:: Material provided

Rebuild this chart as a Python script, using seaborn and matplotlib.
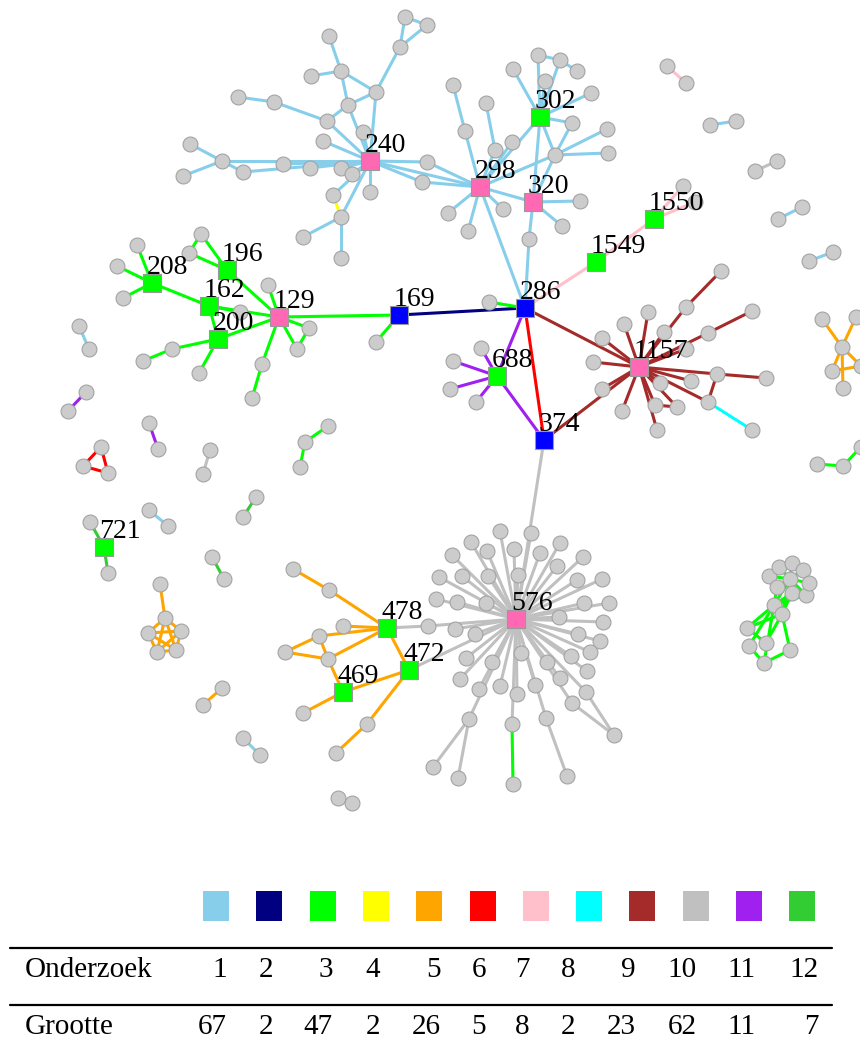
import itertools
import matplotlib
matplotlib.use("Agg")
import matplotlib.pyplot as plt
import seaborn as sns
import pandas as pd
from matplotlib.collections import LineCollection
from matplotlib.patches import Rectangle

# ---- labelled (square) nodes ----
sq_labels = ["240", "298", "320", "302", "129", "208", "196", "162", "200", "169", "286",
             "688", "374", "1157", "1549", "1550", "576", "478", "472", "469", "721"]
sq_x = [370, 480, 533, 540, 279, 152, 227, 209, 218, 399, 525,
        497, 544, 639, 596, 654, 516, 387, 409, 343, 104]
sq_y = [161, 187, 202, 117, 317, 283, 270, 306, 339, 315, 308,
        376, 440, 367, 262, 219, 619, 628, 670, 692, 547]
sq_kind = ["hub", "hub", "hub", "member", "hub", "member", "member", "member", "member", "link", "link",
           "member", "link", "hub", "member", "member", "hub", "member", "member", "member", "member"]

# ---- edges per onderzoek (study) ----
edges_1 = [
    ("240", (363, 132)), ("240", (323, 141)), ("240", (341, 168)), ("240", (352, 174)),
    ("240", (370, 192)), ("240", (333, 195)), ("240", (341, 217)), ("240", (310, 168)),
    ("240", (283, 164)), ("240", (222, 161)), ("240", (243, 172)), ("240", (427, 162)),
    ("240", (422, 182)), ("240", (376, 92)), ("240", (348, 105)), ("240", (327, 121)),
    ("240", "298"),
    ((222, 161), (190, 144)), ((222, 161), (183, 176)), ((222, 161), (243, 172)),
    ((327, 121), (274, 102)), ((274, 102), (238, 97)), ((327, 121), (348, 105)),
    ((348, 105), (376, 92)), ((348, 105), (341, 71)), ((341, 71), (329, 36)),
    ((341, 71), (311, 76)), ((341, 71), (376, 92)), ((376, 92), (400, 47)),
    ((400, 47), (405, 17)), ((400, 47), (427, 25)), ((405, 17), (427, 25)),
    ((341, 217), (303, 237)), ((341, 217), (341, 258)),
    ((427, 162), "298"), ((422, 182), "298"),
    ("298", (465, 131)), ((465, 131), (453, 85)), ("298", (495, 150)), ((495, 150), (486, 103)),
    ("298", (512, 142)), ("298", (448, 213)), ("298", (468, 231)), ("298", (503, 209)),
    ("298", "320"), ("298", "302"), ("298", (555, 155)), ("298", "286"),
    ("302", (513, 69)), ("302", (538, 55)), ("302", (545, 81)), ((538, 55), (560, 60)),
    ((560, 60), (577, 71)), ("302", (560, 60)), ("302", (591, 93)), ("302", (572, 123)),
    ("302", (555, 155)), ("302", "320"),
    ((555, 155), (607, 129)), ((555, 155), (608, 153)), ((555, 155), (572, 123)), ((555, 155), "320"),
    ("320", (580, 201)), ("320", (562, 226)), ("320", (529, 239)), ((529, 239), "286"),
    ((79, 326), (89, 349)), ((149, 510), (168, 526)), ((243, 738), (260, 755)),
    ((710, 125), (736, 121)), ((778, 219), (802, 207)), ((809, 261), (833, 252)),
]
edges_2 = [("169", "286")]
green_flower = [(769, 576), (779, 567), (792, 563), (803, 570), (809, 583), (806, 595), (777, 587), (792, 593)]
edges_3 = [
    ("208", (137, 245)), ("208", (117, 266)), ("208", (123, 298)), ("208", "162"),
    ("196", (201, 234)), ("196", (189, 253)), ((189, 253), (201, 234)), ("196", "129"),
    ("162", "129"), ("162", "200"), ("162", (240, 312)),
    ("200", "129"), ("200", (172, 349)), ((172, 349), (143, 361)), ("200", (199, 373)),
    ("129", (268, 285)), ("129", (262, 364)), ((262, 364), (252, 398)),
    ("129", (309, 328)), ("129", (297, 349)), ((309, 328), (297, 349)), ("129", "169"),
    ("169", (376, 342)), ((489, 302), "286"),
    ((328, 426), (305, 442)), ((305, 442), (300, 467)),
    ((512, 724), (513, 784)),
    ((817, 464), (843, 466)), ((843, 466), (861, 447)),
    ((774, 605), (777, 587)), ((774, 605), (790, 579)), ((774, 605), (792, 593)), ((774, 605), (806, 595)),
    ((782, 614), (792, 593)), ((782, 614), (790, 579)),
    ((774, 605), (747, 628)), ((774, 605), (749, 646)), ((774, 605), (764, 663)),
    ((782, 614), (747, 628)), ((782, 614), (766, 643)), ((782, 614), (790, 650)),
    ((764, 663), (790, 650)), ((747, 628), (766, 643)), ((749, 646), (764, 663)),
] + [((790, 579), p) for p in green_flower]
edges_4 = [((333, 195), (341, 217))]
pentagon = [(165, 618), (148, 633), (181, 631), (157, 652), (176, 650)]
edges_5 = [
    ((293, 569), (329, 590)), ((329, 590), "478"), ("478", (343, 626)), ("478", (319, 636)),
    ("478", (328, 659)), ((319, 636), (285, 652)), ((285, 652), (328, 659)), ((319, 636), (328, 659)),
    ((328, 659), "469"), ("478", "472"), ("472", "469"), ("472", (367, 724)),
    ((367, 724), (336, 753)), ("469", (303, 713)),
    ((160, 584), (165, 618)), ((222, 688), (203, 705)),
    ((842, 347), (822, 319)), ((842, 347), (856, 317)), ((842, 347), (861, 366)),
    ((842, 347), (843, 388)), ((832, 371), (861, 366)), ((842, 347), (832, 371)),
] + list(itertools.combinations(pentagon, 2))
edges_6 = [("286", "374"), ((101, 447), (83, 466)), ((83, 466), (108, 473)), ((101, 447), (108, 473))]
edges_7 = [("286", "1549"), ("1549", "1550"), ("1550", (683, 186)), ("1550", (695, 202)),
           ((667, 66), (686, 83))]
edges_8 = [((708, 402), (752, 430))]
leaves_1157 = [(686, 307), (708, 333), (648, 312), (624, 324), (664, 332), (602, 338), (686, 349),
               (593, 362), (717, 374), (660, 383), (691, 381), (602, 389), (708, 402), (655, 405),
               (677, 407), (622, 411), (657, 430)]
edges_9 = [("1157", "286"), ("1157", "374"), ((686, 307), (721, 271)), ((708, 333), (752, 311)),
           ((717, 374), (766, 378)), ((717, 374), (708, 402)), ((655, 405), (677, 407))] + \
          [("1157", p) for p in leaves_1157]
leaves_576 = [(500, 531), (531, 533), (471, 542), (560, 543), (452, 555), (487, 551), (514, 549),
              (540, 553), (583, 557), (439, 577), (462, 576), (488, 576), (518, 575), (557, 566),
              (577, 580), (602, 579), (436, 599), (457, 602), (486, 603), (584, 603), (609, 603),
              (559, 617), (603, 622), (455, 629), (475, 634), (578, 634), (600, 641), (466, 658),
              (492, 662), (521, 653), (547, 662), (571, 656), (590, 652), (460, 679), (500, 686),
              (517, 694), (535, 685), (560, 678), (587, 671), (479, 689), (586, 692), (572, 703),
              (469, 719), (512, 724), (546, 718)]
edges_10 = [("374", "576"), ("478", (428, 626)), ((428, 626), "576"), ("472", "576"),
            ((469, 719), (433, 767)), ((469, 719), (458, 778)), ((546, 718), (567, 776)),
            ((586, 692), (614, 735)), ((572, 703), (614, 735)),
            ((755, 171), (777, 161)), ((210, 450), (203, 474)), ((338, 798), (352, 803))] + \
           [("576", p) for p in leaves_576]
edges_11 = [("286", "688"), ("688", "374"), ("688", (481, 348)), ("688", (453, 361)),
            ("688", (450, 389)), ("688", (476, 402)), ((86, 392), (68, 411)), ((149, 423), (158, 449))]
edges_12 = [((256, 497), (243, 517)), ((212, 557), (224, 579)), ("721", (108, 573)), ("721", (90, 522))]

onderzoek = list(range(1, 13))
grootte = [67, 2, 47, 2, 26, 5, 8, 2, 23, 62, 11, 7]
group_colors = ["#87CEEB", "#000080", "#00FF00", "#FFFF00", "#FFA500", "#FF0000",
                "#FFC0CB", "#00FFFF", "#A52A2A", "#C0C0C0", "#A020F0", "#32CD32"]
all_edges = [edges_1, edges_2, edges_3, edges_4, edges_5, edges_6,
             edges_7, edges_8, edges_9, edges_10, edges_11, edges_12]

# ---- build tables ----
sq_pos = dict(zip(sq_labels, zip(sq_x, sq_y)))


def pos(p):
    return sq_pos[p] if isinstance(p, str) else p


segs, seg_cols, gray_nodes = [], [], []
for grp, edges in enumerate(all_edges):
    for a, b in edges:
        segs.append([pos(a), pos(b)])
        seg_cols.append(group_colors[grp])
        for p in (a, b):
            if not isinstance(p, str):
                gray_nodes.append(p)

nodes_df = pd.DataFrame(sorted(set(gray_nodes)), columns=["x", "y"])
sq_df = pd.DataFrame({"label": sq_labels, "x": sq_x, "y": sq_y, "kind": sq_kind})

# ---- figure ----
sns.set_style("white")
fig = plt.figure(figsize=(8.6, 10.56), dpi=100)
ax = fig.add_axes([0, 0, 1, 1])
ax.set_xlim(0, 860)
ax.set_ylim(1056, 0)
ax.axis("off")

ax.add_collection(LineCollection(segs, colors=seg_cols, linewidths=2.2, capstyle="round", zorder=1))

sns.scatterplot(data=nodes_df, x="x", y="y", s=115, color="#CCCCCC", edgecolor="#A3A3A3",
                linewidth=0.8, ax=ax, zorder=3, legend=False)
sns.scatterplot(data=sq_df, x="x", y="y", hue="kind", marker="s", s=180,
                palette={"hub": "#FF69B4", "member": "#00FF00", "link": "#0000FF"},
                edgecolor="#999999", linewidth=0.8, ax=ax, zorder=4, legend=False)

serif = "Liberation Serif"
for lab, x, y in zip(sq_labels, sq_x, sq_y):
    ax.text(x - 5, y - 9, lab, fontsize=20, family=serif, color="black",
            ha="left", va="baseline", zorder=5)

# colour key
for i, c in enumerate(group_colors):
    ax.add_patch(Rectangle((203 + i * 53.3, 891), 26, 30, facecolor=c, edgecolor="none"))

# table
ax.plot([10, 832], [948, 948], color="black", lw=1.6)
ax.plot([10, 832], [1005, 1005], color="black", lw=1.6)
ax.text(25, 970, "Onderzoek", fontsize=21, family=serif, color="black", va="center", ha="left")
ax.text(25, 1027, "Grootte", fontsize=21, family=serif, color="black", va="center", ha="left")
col_right = [227, 273, 333, 380, 441, 486, 530, 575, 636, 697, 756, 819]
for xr, o, g in zip(col_right, onderzoek, grootte):
    ax.text(xr, 970, str(o), fontsize=21, family=serif, color="black", va="center", ha="right")
    ax.text(xr, 1027, str(g), fontsize=21, family=serif, color="black", va="center", ha="right")

fig.savefig("out.png", dpi=100)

::::

- Your task:
Give again, word for word, every line from the top of the data through the line with "from matplotlib.patches import Rectangle", both ends included, and exclude the pictures.

- Finished answer:
Rebuild this chart as a Python script, using seaborn and matplotlib.
import itertools
import matplotlib
matplotlib.use("Agg")
import matplotlib.pyplot as plt
import seaborn as sns
import pandas as pd
from matplotlib.collections import LineCollection
from matplotlib.patches import Rectangle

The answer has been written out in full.